Y Florencia, que ya no se acordaba de sus celos desde que tantas vidas estaban pendientes de sus palabras, levantó ella misma á su querido, y sentándolo, y ella á su lado, en las primeras sillas que encontró, refirióle en cinco minutos su conversacion con la señora de Mancilla y Doña María Josefa. Pero á medida que iba llegando al punto de la conversacion sobre Amalia, su semblante se descomponia, y sus palabras iban siendo mas marcadas.
Daniel la oyó hasta el fin sin interrumpirla, y en su semblante no apareció la mínima alteracion al escuchar el episodio sobre sus visitas á Barrácas, lo que no escapó á la penetracion de la jóven.
— ¡Infames! exclamó luego que aquella habia concluido su narracion. Toda esa familia es una raza del infierno. Toda ella, y todo el partido que pertenece á Rosas, tiene veneno en vez de sangre, y cuando no mata con el puñal, habla y mata el honor con el aliento. ¡Infame! ¡Complacerse en torturar el corazon de una criatura!
— ¡Florencia! continuó Daniel volviéndose á esta, yo te insultaria si creyese que puedes poner en competencia mis palabras con las de esa mujer. Cuanto te ha dicho, no es mas que una calumnia con que ha querido martirizarte; porque el martirio de los demas es el placer de cuantos componen la familia de Rosas. Es una calumnia, lo repito; y yo creo que no puedes poner en balanza la palabra de esa mujer y la mia.
— Así es en general; pero en este caso, Daniel, lo mas que puedo hacer es suspender mi juicio.

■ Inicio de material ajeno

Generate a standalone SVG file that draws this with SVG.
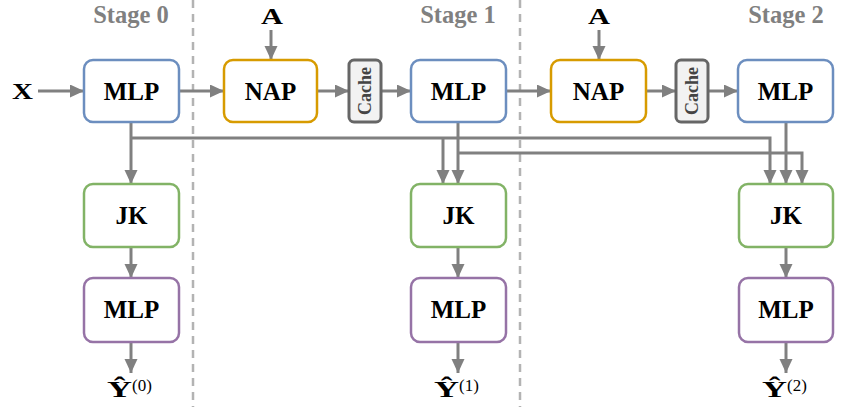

Florencia no dudaba ya; pero ninguna mujer confiesa que ha procedido con ligereza en una acusacion hecha á su amante.
— ¿Dudas de mí, Florencia?
— Daniel, yo quiero conocer á Amalia, y ver las cosas por mis propios ojos.
— La conocerás.
— Quiero frecuentar su relacion.
— Bien.
— Quiero que sea en esta semana el primer dia en que nos veamos.
— Bien, ¿quieres mas? constestó Daniel con seriedad.
— Nada mas, respondió Florencia, y extendió su mano á Daniel que la conservó entre las suyas. En cualquiera otra ocasion habría impreso un millon de besos en esa mano tan queria, dpero en esta, fuerza es decirlo, su espíritu estaba preocupado con los peligros que amenazaban á sus amigos de Barrácas. ¿Estás segura que el bandido no dió ninguna seña particular de Eduardo? la preguntó Daniel.
— Cierta; ninguna.
— Necesito retirarme, Florencia mia, y, lo que es mas cruel, hoy no podré volver á verte.
— ¿Ni á la noche?
— Ni á la noche.
— ¿Acaso irá usted á Barrácas?
— Sí, Florencia, y no regresaré hasta muy tarde. ¿Crees tú que no debo estar al lado de Eduardo, velar por su vida y por la suerte de mi prima, á quien he comprometido en este asunto de sangre? ¿Que debo abandonar á Eduardo, á mi único amigo, á tu hermano, como tú le llamas?
— Anda, Daniel, contestó Florencia levantándose de la silla y bajando los ojos cuyo cristal acababa de empañarse por una lágrima fugitiva, cosa rarísima en esa jóven.
— ¿Dudas de mí, Florencia?
— Anda, cuida de Eduardo; es cuanto hoy puedo decirte.
— Toma, no nos veremos hasta mañana y quiero que quede en ti lo que jamas se ha separado de mi pecho, y Daniel se quitó del cuello una cadena tejida con los cabellos de su madre y que Florencia conocia bien. Este rasgo de la nobleza de su amante hizo vibrar la cuerda mas delicada de la sensibilidad de su alma; y cubriéndose el rostro miéntras Daniel le colocaba la cadena, las lágrimas aliviaron al fin las angustias que acababan de oprimir su tierno corazon. Ya no dudaba; ya no tenia sino amor y ternura por Daniel; porque un instante despues de haber llorado en una tierna reconciliacion, una mujer ama doblemente á su querido.
Dos minutos despues, Florencia, sentada en un sofá, besaba la cadena de pelo, y Daniel volvia á tomar la calle de Venezuela.